A relative newcomer to the U.S. seafood market, barramundi is finding a place both at high-end restaurants and mid-scale retailers, where its versatility and eco-friendly reputation have earned it a following. Australia’s Aborigines dubbed this species barramundi, meaning river fish with large scales; it spends most of its life in rivers, migrating to estuaries to breed and then returning to its original river system. A member of the sea bass family, barramundi is native to Australia’s northern tropical waters and parts of Southeast Asia. Farms and wild fisheries supply the growing global market. The hardy barramundi can grow to market size of 1.5 to 2 pounds in less than a year, making it well suited for aquaculture. Farming of this species started in Thailand in the 1970s and spread throughout Southeast Asia, in small, coastal cage operations. Barramundi also is raised in Australia, Malaysia, Thailand, the Philippines and Vietnam and in the United States at facilities in western Massachusetts and Florida. An Australian company is farming barramundi in open-ocean cages off the Marshall Islands. The world’s biggest supplier is Indonesia, where production is mainly 5- to 10-pound barramundi from wild fisheries.

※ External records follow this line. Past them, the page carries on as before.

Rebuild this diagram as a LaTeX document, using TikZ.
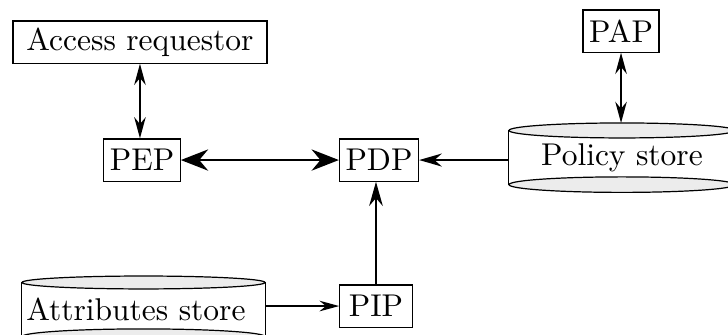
\documentclass[tikz,border=0pt]{standalone}
\usepackage{amsmath}
\usepackage{xcolor}
\usetikzlibrary{arrows.meta}

\tikzset{
  every node/.style={font=\fontsize{10.4}{12.5}\selectfont},
  box/.style={draw, minimum width=0.84cm, minimum height=0.49cm, inner sep=2pt},
  store/.style={minimum height=0.615cm, inner ysep=0pt},
  both/.style={semithick, {Stealth[length=7pt,width=3.8pt]}-{Stealth[length=7pt,width=3.8pt]}},
  one/.style={semithick, -{Stealth[length=7.5pt,width=4.3pt]}}
}

\begin{document}
\begin{tikzpicture}
            \useasboundingbox (0,0) rectangle (8.452,3.878);
            \clip (0,0) rectangle (8.452,3.878);
            % boxes
            \node[box, minimum width=2.95cm] (acc) at (1.625,3.390) {Access requestor};
            \node[box] (pep) at (1.649,2.020) {PEP};
            \node[box] (pdp) at (4.400,2.020) {PDP};
            \node[box] (pip) at (4.365,0.325) {PIP};
            \node[box] (pap) at (7.210,3.518) {PAP};
            % stores
            \node[store, minimum width=2.624cm] (pstore) at (7.221,2.049) {Policy store};
            \node[store, text width=2.72cm, inner xsep=0.05cm, align=left] (astore) at (1.666,0.284) {Attributes store};
            \foreach \s in {pstore, astore}{
                \draw (\s.north west) -- (\s.south west);
                \draw (\s.north east) -- (\s.south east);
            }
            \draw[fill=gray!15] (pstore.north) ellipse (1.312 and 0.087);
            \draw[fill=gray!15] (pstore.south) ellipse (1.312 and 0.09);
            \draw[fill=gray!15] (astore.north) ellipse (1.4105 and 0.075);
            \draw[fill=gray!15] (astore.south) ellipse (1.4105 and 0.09);
            % links
            \draw[both] (acc.south) -- (acc.south |- pep.north);
            \draw[both, thick, {Stealth[length=9pt,width=7pt]}-{Stealth[length=9pt,width=7pt]}] (pep.east) -- (pdp.west);
            \draw[one] (pstore.west |- pdp.east) -- (pdp.east);
            \draw[one, -{Stealth[length=8pt,width=4.5pt]}] (pip.north) -- (pip.north |- pdp.south);
            \draw[one, -{Stealth[length=6.5pt,width=3.5pt]}] (astore.east |- pip.west) -- (pip.west);
            \draw[both] (pap.south) -- ([yshift=0.087cm]pap.south |- pstore.north);
        \end{tikzpicture}
\end{document}
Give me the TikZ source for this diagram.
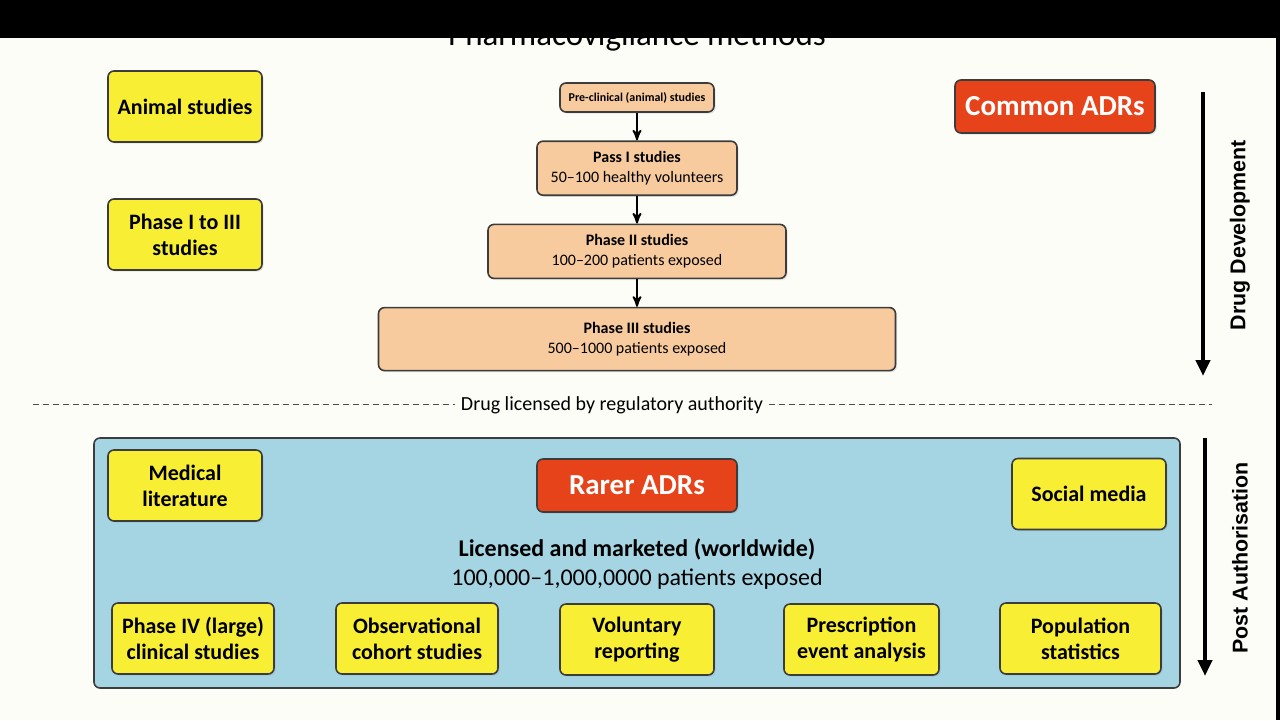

Raw flesh is pearly pink; cooked meat is white.Barramundi has a firm, moist texture and large flakes. The fish is prized for its sweet, buttery flavor. Small barramundi are milder in flavor than larger fish. The few bones in the fish are large and easily removed.


Calories: 108
Fat Calories: 8
Total Fat: 0.9 g
Saturated Fat: 0.4 g
Cholesterol: 45 mg
Sodium: N/A
Protein: 20.1 g
Omega 3: 0.6 g


Barramundi is a versatile fish and has a high enough oil content to keep the flesh moist while cooking. The sweet, mild flavor lends itself to a wide range of sauces and spices. Try grilling whole barramundi to serve with a dill-and-lemon butter sauce. The fish is also excellent pan seared with the edible skin, which crisps up nicely. Aborigines wrap barramundi in the leaves of the wild ginger plant and bake it in hot ashes for a traditional preparation.